───── Record list
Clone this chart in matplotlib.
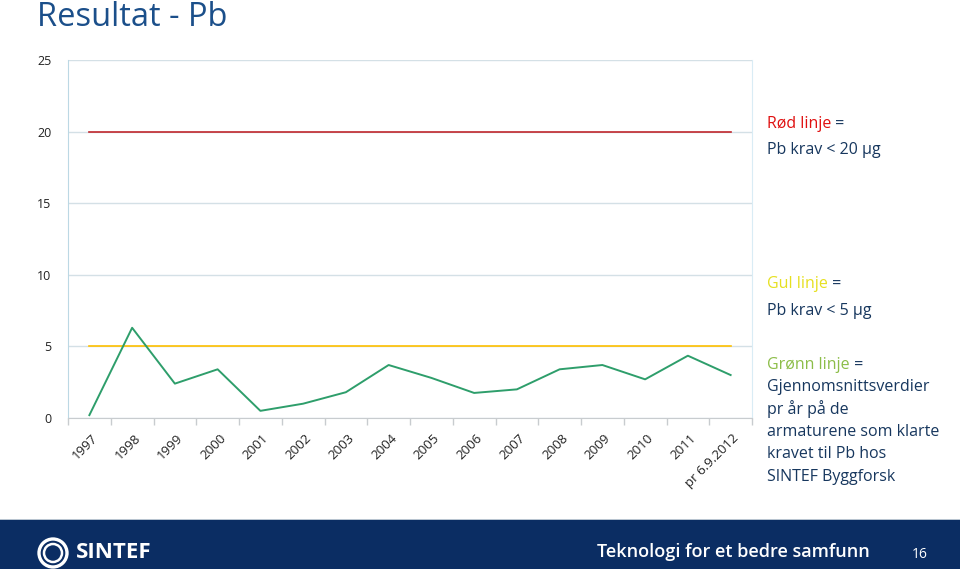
import matplotlib
matplotlib.use("Agg")
import matplotlib.pyplot as plt
from matplotlib.patches import Rectangle, Ellipse
import matplotlib.transforms as mtrans
import numpy as np

categories = ["1997", "1998", "1999", "2000", "2001", "2002", "2003", "2004",
              "2005", "2006", "2007", "2008", "2009", "2010", "2011", "pr 6.9.2012"]
green_values = [0.2, 6.3, 2.4, 3.4, 0.5, 1.0, 1.8, 3.7, 2.8, 1.75, 2.0, 3.4, 3.7, 2.7, 4.35, 3.0]
red_values = [20] * 16
yellow_values = [5] * 16
y_ticks = [0, 5, 10, 15, 20, 25]

plt.rcParams['font.family'] = ['Open Sans', 'DejaVu Sans']

W, H = 960, 569
fig = plt.figure(figsize=(W / 100, H / 100), dpi=100)

ax = fig.add_axes([68 / W, 1 - 418 / H, (752 - 68) / W, (418 - 60) / H])
x = np.arange(len(categories))
ax.plot(x, red_values, color="#c0282d", lw=1.2, zorder=3)
ax.plot(x, yellow_values, color="#ffc000", lw=1.2, zorder=3)
ax.plot(x, green_values, color="#2e9e6b", lw=1.4, zorder=4)

ax.set_xlim(-0.5, len(categories) - 0.5)
ax.set_ylim(0, 25)
ax.set_yticks(y_ticks)
ax.set_yticklabels([str(v) for v in y_ticks], fontsize=9, color="#222222")
ax.tick_params(axis="y", length=0, pad=12)
ax.yaxis.grid(True, color="#d4e0e6", lw=1)
ax.set_axisbelow(True)

ax.set_xticks(x)
ax.set_xticklabels(categories, rotation=45, ha="right", va="top",
                   rotation_mode="anchor", fontsize=9.5, color="#222222")
ax.tick_params(axis="x", which="major", length=0, pad=10)
ax.set_xticks(np.arange(-0.5, len(categories), 1.0), minor=True)
ax.tick_params(axis="x", which="minor", length=5, color="#c8cccf", width=1)
offset = mtrans.ScaledTranslation(1.5 / 100, 0, fig.dpi_scale_trans)
for lbl in ax.get_xticklabels():
    lbl.set_transform(lbl.get_transform() + offset)

ax.spines["left"].set_color("#bcd8e4")
ax.spines["right"].set_color("#d9ecf5")
ax.spines["top"].set_visible(False)
ax.spines["bottom"].set_color("#c8cccf")

# Title
fig.text(37 / W, 1 - 17 / H, "Resultat - Pb", fontsize=23.5, color="#1b4f8a",
         va="center", ha="left")

# Right-hand annotations
navy = "#17375e"
fs = 11.5
def colored_line(xp, yp, first, firstcolor, rest):
    t = fig.text(xp / W, 1 - yp / H, first, fontsize=fs, color=firstcolor, va="center", ha="left")
    fig.canvas.draw()
    bb = t.get_window_extent()
    fig.text(bb.x1 / W, 1 - yp / H, rest, fontsize=fs, color=navy, va="center", ha="left")

colored_line(767, 124, "Rød linje", "#e01010", " =")
fig.text(767 / W, 1 - 150 / H, "Pb krav < 20 µg", fontsize=fs, color=navy, va="center")
colored_line(767, 284, "Gul linje", "#e6e020", " =")
fig.text(767 / W, 1 - 311 / H, "Pb krav < 5 µg", fontsize=fs, color=navy, va="center")
colored_line(767, 365, "Grønn linje", "#8cbd48", " =")
body = ["Gjennomsnittsverdier", "pr år på de", "armaturene som klarte",
        "kravet til Pb hos", "SINTEF Byggforsk"]
for i, line in enumerate(body):
    fig.text(767 / W, 1 - (387 + i * 22.5) / H, line, fontsize=fs, color=navy, va="center")

# Bottom band
fig.patches.append(Rectangle((0, 0), 1, 49 / H, transform=fig.transFigure,
                             facecolor="#0b2d63", edgecolor="none", zorder=0))
fig.patches.append(Rectangle((0, 49 / H), 1, 1.5 / H, transform=fig.transFigure,
                             facecolor="#b8c4d0", edgecolor="none", zorder=0))
cx, cy = 53 / W, 1 - 553 / H
for r, lw in [(14, 2.4), (9, 1.8)]:
    fig.patches.append(Ellipse((cx, cy), 2 * r / W, 2 * r / H, transform=fig.transFigure,
                               facecolor="none", edgecolor="white", lw=lw, zorder=1))
fig.text(76 / W, 1 - 553 / H, "SINTEF", fontsize=16, fontweight="bold", color="white",
         va="center", ha="left")
fig.text(870 / W, 1 - 552 / H, "Teknologi for et bedre samfunn", fontsize=13,
         fontweight="semibold", color="white", va="center", ha="right")
fig.text(920 / W, 1 - 555 / H, "16", fontsize=10, color="white", va="center", ha="center")

fig.savefig("out.png", dpi=100)
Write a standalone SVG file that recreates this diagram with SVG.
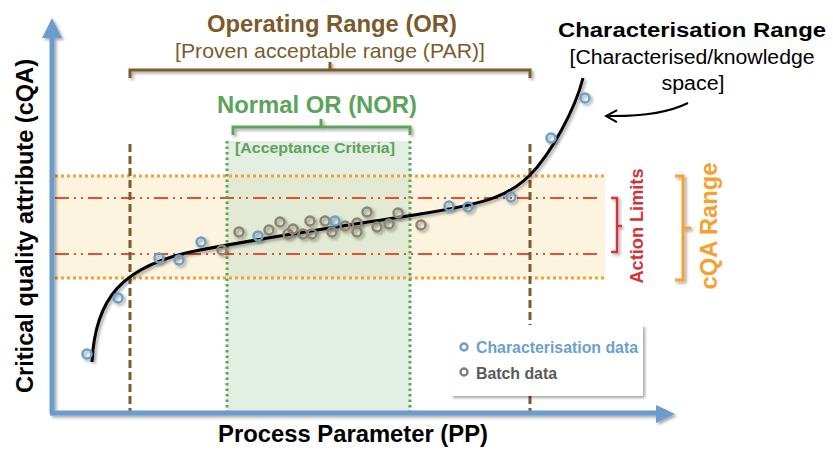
──────────
Direction: Take the records above from their first line through the line with "fig = plt.figure(figsize=(W" and set those lines down word for word, minus the pictures.

Output of the exercise:
Clone this chart in matplotlib.
import matplotlib
matplotlib.use("Agg")
import matplotlib.pyplot as plt
from matplotlib.patches import Rectangle, Ellipse
import matplotlib.transforms as mtrans
import numpy as np

categories = ["1997", "1998", "1999", "2000", "2001", "2002", "2003", "2004",
              "2005", "2006", "2007", "2008", "2009", "2010", "2011", "pr 6.9.2012"]
green_values = [0.2, 6.3, 2.4, 3.4, 0.5, 1.0, 1.8, 3.7, 2.8, 1.75, 2.0, 3.4, 3.7, 2.7, 4.35, 3.0]
red_values = [20] * 16
yellow_values = [5] * 16
y_ticks = [0, 5, 10, 15, 20, 25]

plt.rcParams['font.family'] = ['Open Sans', 'DejaVu Sans']

W, H = 960, 569
fig = plt.figure(figsize=(W / 100, H / 100), dpi=100)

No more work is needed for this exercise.